Il avait essayé de baisser la voix, mais avait échoué.

« Cependant, vous allez obéir aux ordres que je vais vous donner à leur sujet. Nous nous trouvons dans une base militaire et ces blessés appartiennent à l’autre camp. Ceux dont l’état permet de se déplacer doivent être placés sous bonne garde, afin de les empêcher de commettre des actes de sabotage. Est-ce que vous comprenez, professeur?

— Oui, commandant, répondit Conway d’une voix fluette.


Lorsqu’il quitta la Réception en compagnie de O’Mara, quelques minutes plus tard, Conway avait toujours l’impression d’être sur des charbons ardents. Il était à présent évident qu’il s’était lourdement trompé sur le compte du commandant de la flotte et qu’il devait lui présenter ses excuses pour les pensées peu amènes qu’il avait eues à son sujet. Sous son vernis de froideur, Dermod était un homme foncièrement bon.

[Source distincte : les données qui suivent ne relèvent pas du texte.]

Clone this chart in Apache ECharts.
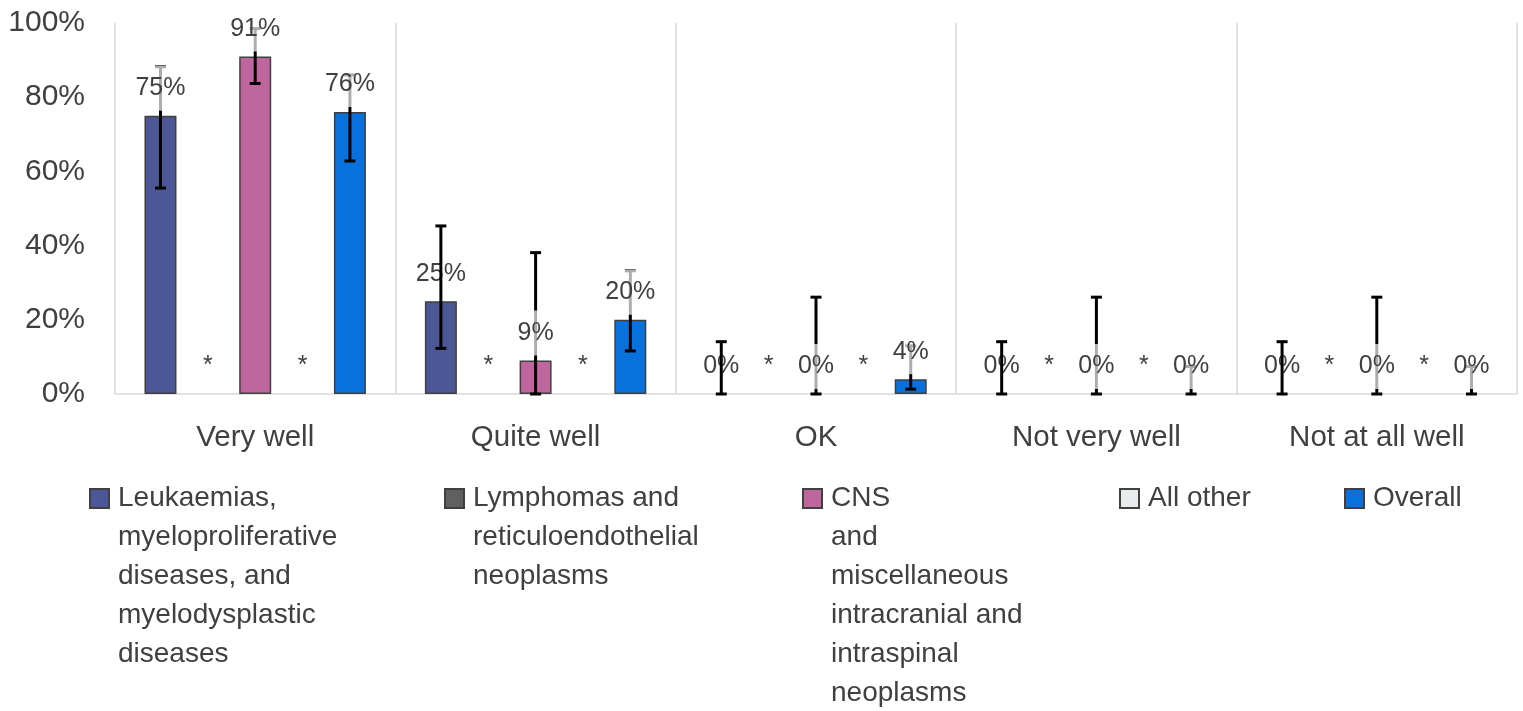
<!DOCTYPE html>
<html>
<head>
<meta charset="utf-8">
<style>
  html, body { margin: 0; padding: 0; background: #fff; }
  #chart { width: 1523px; height: 711px; }
</style>
<script src="https://cdn.jsdelivr.net/npm/echarts@6/dist/echarts.min.js"></script>
</head>
<body>
<div id="chart"></div>
<script>
// ---------------- data ----------------
const categories = ['Very well', 'Quite well', 'OK', 'Not very well', 'Not at all well'];
const yTicks = [0, 20, 40, 60, 80, 100];

const seriesNames = [
  'Leukaemias,\nmyeloproliferative\ndiseases, and\nmyelodysplastic\ndiseases',
  'Lymphomas and\nreticuloendothelial\nneoplasms',
  'CNS\nand\nmiscellaneous\nintracranial and\nintraspinal\nneoplasms',
  'All other',
  'Overall'
];

const leukValues    = [75, 25, 0, 0, 0];
const lymphValues   = [0, 0, 0, 0, 0];   // suppressed, shown as *
const cnsValues     = [91, 9, 0, 0, 0];
const otherValues   = [0, 0, 0, 0, 0];   // suppressed, shown as *
const overallValues = [76, 20, 4, 0, 0];

const leukLow     = [55.5, 12.3, 0, 0, 0];
const leukHigh    = [88.2, 45.3, 14.1, 14.1, 14.1];
const cnsLow      = [83.7, 0, 0, 0, 0];
const cnsHigh     = [98.5, 38.1, 26.1, 26.1, 26.1];
const overallLow  = [62.8, 11.6, 1.3, 0, 0];
const overallHigh = [86, 33.2, 13, 7.4, 7.4];

const suppressed = [false, true, false, true, false];

// ---------------- styles ----------------
const colors = ['#4b5797', '#606060', '#c0669e', '#e8eced', '#0871dd'];
const BAR_W = 32;
const BAR_GAP = '48%';
const FONT = '"Liberation Sans", Arial, sans-serif';
const TEXT = '#404040';
const LEGEND_LEFT = [89, 444, 802, 1119, 1344];
const LEGEND_LINE = 39;
const LEGEND_ICON = 19;
const LEGEND_ICON_TOP = 488;

const valueSets = [leukValues, lymphValues, cnsValues, otherValues, overallValues];

const barSeries = valueSets.map((vals, i) => ({
  type: 'bar',
  name: seriesNames[i],
  barWidth: BAR_W,
  barGap: BAR_GAP,
  itemStyle: { color: colors[i], borderColor: '#404040', borderWidth: 1.5 },
  data: vals.map(v => (v === 0 ? { value: v, itemStyle: { borderWidth: 0 } } : v)),
  label: {
    show: true,
    position: 'top',
    distance: 5,
    formatter: suppressed[i] ? '*' : (p => Math.round(p.value) + '%'),
    color: TEXT,
    fontFamily: FONT,
    fontSize: 25,
    lineHeight: 25,
    padding: [10, 4, 10, 4],
    backgroundColor: suppressed[i] ? 'transparent' : 'rgba(255,255,255,0.68)'
  },
  emphasis: { disabled: true },
  z: 2
}));

function errorSeries(slot, low, high, aboveLabelFrom) {
  return {
    type: 'custom',
    name: 'err' + slot,
    z: 2,
    silent: true,
    encode: { x: 0, y: [1, 2] },
    data: low.map((l, k) => [k, l, high[k]]),
    renderItem: function (params, api) {
      const cat = api.value(0);
      const lay = api.barLayout({ barWidth: BAR_W, barGap: BAR_GAP, count: 5 });
      const off = lay[slot].offsetCenter;
      const pLo = api.coord([cat, api.value(1)]);
      const pHi = api.coord([cat, api.value(2)]);
      const x = pLo[0] + off;
      const z2 = (aboveLabelFrom !== null && cat >= aboveLabelFrom) ? 3 : 1;
      const st = { stroke: '#000', lineWidth: 3 };
      const hw = 5.5;
      return {
        type: 'group',
        children: [
          { type: 'line', z2: z2, shape: { x1: x, y1: pLo[1], x2: x, y2: pHi[1] }, style: st },
          { type: 'line', z2: z2, shape: { x1: x - hw, y1: pHi[1], x2: x + hw, y2: pHi[1] }, style: st },
          { type: 'line', z2: z2, shape: { x1: x - hw, y1: pLo[1], x2: x + hw, y2: pLo[1] }, style: st }
        ]
      };
    }
  };
}

// Legend: the icon box is as tall as the wrapped text block; the visible
// square sits on the first text line.
const legends = seriesNames.map((name, i) => {
  const n = name.split('\n').length;
  const h = n * LEGEND_LINE;
  const sqTop = (LEGEND_LINE - LEGEND_ICON) / 2;
  const iconPath = 'path://M0,0M0,' + sqTop + 'h' + LEGEND_ICON + 'v' + LEGEND_ICON +
                   'h-' + LEGEND_ICON + 'zM' + LEGEND_ICON + ',' + h;
  return {
    data: [{ name: name, icon: iconPath }],
    left: LEGEND_LEFT[i],
    top: LEGEND_ICON_TOP - sqTop,
    orient: 'horizontal',
    padding: 0,
    itemWidth: LEGEND_ICON,
    itemHeight: h,
    selectedMode: false,
    textStyle: {
      color: TEXT,
      fontFamily: FONT,
      fontSize: 28,
      lineHeight: LEGEND_LINE,
      padding: [0, 0, 0, 4]
    }
  };
});

const option = {
  animation: false,
  backgroundColor: '#fff',
  grid: { left: 115, right: 6, top: 23, bottom: 317, containLabel: false },
  legend: legends,
  xAxis: {
    type: 'category',
    data: categories,
    axisLine: { show: true, lineStyle: { color: '#d9d9d9', width: 1.5 } },
    axisTick: { show: false },
    splitLine: { show: true, lineStyle: { color: '#d9d9d9', width: 1.5 } },
    axisLabel: { color: TEXT, fontFamily: FONT, fontSize: 29.5, lineHeight: 30, margin: 29 }
  },
  yAxis: {
    type: 'value',
    min: yTicks[0],
    max: yTicks[yTicks.length - 1],
    interval: yTicks[1] - yTicks[0],
    axisLine: { show: false },
    axisTick: { show: false },
    splitLine: { show: false },
    axisLabel: { color: TEXT, fontFamily: FONT, fontSize: 30, margin: 30, formatter: '{value}%' }
  },
  series: barSeries.concat([
    errorSeries(0, leukLow, leukHigh, 1),
    errorSeries(2, cnsLow, cnsHigh, null),
    errorSeries(4, overallLow, overallHigh, null)
  ])
};

const chart = echarts.init(document.getElementById('chart'), null, { renderer: 'canvas' });
chart.setOption(option);
</script>
</body>
</html>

Brusquement, O’Mara s’adressa à lui.

— J’aime bien voir ces personnes réservées et possédant un fort contrôle d’elles-mêmes perdre leur sang froid à l’occasion. Sur un plan psychologique, c’est une réaction utile, si l’on tient compte de la tension nerveuse à laquelle Dermod est actuellement soumis. Je ne suis pas mécontent que vous soyez parvenu à le mettre en colère.

— Et quelle est votre opinion à mon sujet? demanda Conway.

— Professeur, votre cas est totalement différent. Vous ne possédez aucun contrôle de vous-même. En dépit de votre nouvelle autorité, qui devrait faire de vous un exemple de tolérance et de bonne conduite, vous réagissez toujours comme un enfant trop gâté et coléreux. Vous devriez vous surveiller, professeur.

Conway avait espérer trouver de la sympathie, pour l’admonestation sévère que lui avait adressée Dermod, ainsi qu’un peu de considération pour la tension à laquelle il était lui aussi soumis, et non des critiques d’un autre tiers. Lorsque O’Mara le quitta pour gagner son bureau, quelques minutes plus tard, Conway était encore trop en colère pour pouvoir dire quoi que ce soit.